Joint inverse estimation of fossil fuel and biogenic CO₂ fluxes in an urban environment: An observing system simulation experiment to assess the impact of multiple uncertainties

The Indianapolis Flux Experiment aims to utilize a variety of atmospheric measurements and a high-resolution inversion system to estimate the temporal and spatial variation of anthropogenic greenhouse gas emissions from an urban environment. We present a Bayesian inversion system solving for fossil fuel and biogenic CO₂ fluxes over the city of Indianapolis, IN. Both components were described at 1 km resolution to represent point sources and fine-scale structures such as highways in the a priori fluxes. With a series of Observing System Simulation Experiments, we evaluate the sensitivity of inverse flux estimates to various measurement deployment strategies and errors. We also test the impacts of flux error structures, biogenic CO₂ fluxes and atmospheric transport errors on estimating fossil fuel CO₂ emissions and their uncertainties.

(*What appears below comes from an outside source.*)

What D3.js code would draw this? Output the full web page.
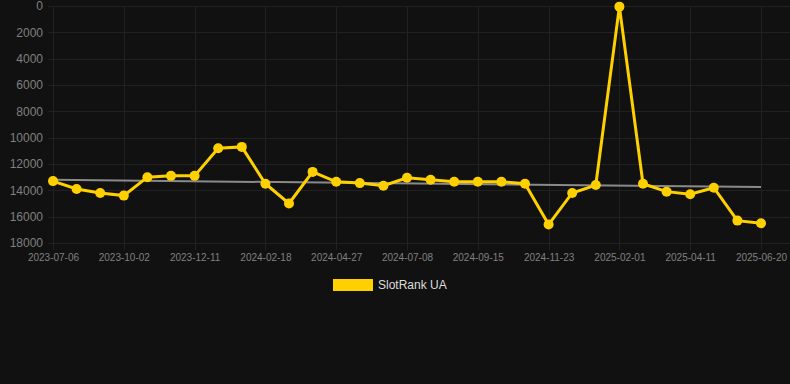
<!DOCTYPE html>
<meta charset="utf-8">
<style>
body {
  margin: 0;
  background: #111111;
}

svg {
  display: block;
  font-family: "Liberation Sans", Arial, sans-serif;
}

.grid line {
  stroke: #212121;
  stroke-width: 1px;
}

.axis .domain {
  display: none;
}

.axis .tick line {
  display: none;
}

.axis text {
  fill: #808080;
}

.series path {
  fill: none;
  stroke: #ffd000;
  stroke-width: 3px;
}

.series circle {
  fill: #ffd000;
}

.trend {
  fill: none;
  stroke: #8a8a8a;
  stroke-width: 2px;
}
</style>
<body>
<script src="https://cdn.jsdelivr.net/npm/d3@7"></script>
<script>

var dates = [
  "2023-07-06", "2023-08-04", "2023-09-02", "2023-10-02", "2023-10-25", "2023-11-17",
  "2023-12-11", "2024-01-03", "2024-01-26", "2024-02-18", "2024-03-12", "2024-04-04",
  "2024-04-27", "2024-05-21", "2024-06-14", "2024-07-08", "2024-07-31", "2024-08-23",
  "2024-09-15", "2024-10-08", "2024-10-31", "2024-11-23", "2024-12-16", "2025-01-08",
  "2025-02-01", "2025-02-24", "2025-03-19", "2025-04-11", "2025-05-04", "2025-05-27",
  "2025-06-20"
];

var rank = [
  13300, 13900, 14200, 14400, 13000, 12900, 12900, 10800, 10700, 13500,
  15000, 12600, 13350, 13450, 13650, 13050, 13200, 13350, 13350, 13350,
  13500, 16600, 14200, 13600, 50, 13500, 14100, 14300, 13800, 16300,
  16500
];

// trend line end values
var trend = [13200, 13750];

var yTicks = [0, 2000, 4000, 6000, 8000, 10000, 12000, 14000, 16000, 18000];

var seriesName = "SlotRank UA";

var width = 790,
    height = 384;

var x = d3.scalePoint()
    .domain(dates)
    .range([53, 761]);

var y = d3.scaleLinear()
    .domain([0, 18000])
    .range([6, 243]);

var svg = d3.select("body").append("svg")
    .attr("width", width)
    .attr("height", height);

var grid = svg.append("g")
    .attr("class", "grid");

grid.selectAll(".h")
    .data(yTicks)
  .enter().append("line")
    .attr("class", "h")
    .attr("x1", 48)
    .attr("x2", width)
    .attr("y1", function(d) { return Math.round(y(d)) + 0.5; })
    .attr("y2", function(d) { return Math.round(y(d)) + 0.5; });

var xTicks = dates.filter(function(d, i) { return i % 3 === 0; });

grid.selectAll(".v")
    .data(xTicks)
  .enter().append("line")
    .attr("class", "v")
    .attr("x1", function(d) { return Math.round(x(d)) + 0.5; })
    .attr("x2", function(d) { return Math.round(x(d)) + 0.5; })
    .attr("y1", 6)
    .attr("y2", 250);

svg.append("g")
    .attr("class", "axis axis--y")
    .attr("transform", "translate(43,0)")
    .call(d3.axisLeft(y)
        .tickValues(yTicks)
        .tickFormat(d3.format("d"))
        .tickSize(0)
        .tickPadding(0))
    .selectAll("text")
    .attr("font-size", "12px");

svg.append("g")
    .attr("class", "axis axis--x")
    .attr("transform", "translate(0,252)")
    .call(d3.axisBottom(x)
        .tickValues(xTicks)
        .tickSize(0)
        .tickPadding(2))
    .selectAll("text")
    .attr("font-size", "10px");

svg.append("path")
    .attr("class", "trend")
    .datum(trend)
    .attr("d", d3.line()
        .x(function(d, i) { return i === 0 ? x(dates[0]) : x(dates[dates.length - 1]); })
        .y(function(d) { return y(d); }));

var series = svg.append("g")
    .attr("class", "series");

series.append("path")
    .datum(rank)
    .attr("d", d3.line()
        .x(function(d, i) { return x(dates[i]); })
        .y(function(d) { return y(d); }));

series.selectAll("circle")
    .data(rank)
  .enter().append("circle")
    .attr("cx", function(d, i) { return x(dates[i]); })
    .attr("cy", function(d) { return y(d); })
    .attr("r", 5);

var legend = svg.append("g")
    .attr("transform", "translate(333,279)");

legend.append("rect")
    .attr("width", 40)
    .attr("height", 12)
    .attr("fill", "#ffd000");

legend.append("text")
    .attr("x", 45)
    .attr("y", 10)
    .attr("font-size", "12px")
    .attr("fill", "#dddddd")
    .text(seriesName);

</script>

The results indicate that high-accuracy and high-precision measurements produce significant improvement in fossil fuel CO₂ flux estimates. Systematic measurement errors of 1 ppm produce significantly biased inverse solutions, degrading the accuracy of retrieved emissions by about 1 μmol m^-2 s^-1 compared to the spatially averaged anthropogenic CO₂ emissions of 5 μmol m^-2 s^-1. The presence of biogenic CO₂ fluxes (similar magnitude to the anthropogenic fluxes) limits our ability to correct for random and systematic emission errors. However, assimilating continuous fossil fuel CO₂ measurements with 1 ppm random error in addition to total CO₂ measurements can partially compensate for the interference from biogenic CO₂ fluxes. Moreover, systematic and random flux errors can be further reduced by reducing model-data mismatch errors caused by atmospheric transport uncertainty. Finally, the precision of the inverse flux estimate is highly sensitive to the correlation length scale in the prior emission errors. This work suggests that improved fossil fuel CO₂ measurement technology, and better understanding of both prior flux and atmospheric transport errors are essential to improve the accuracy and precision of high-resolution urban CO₂ flux estimates.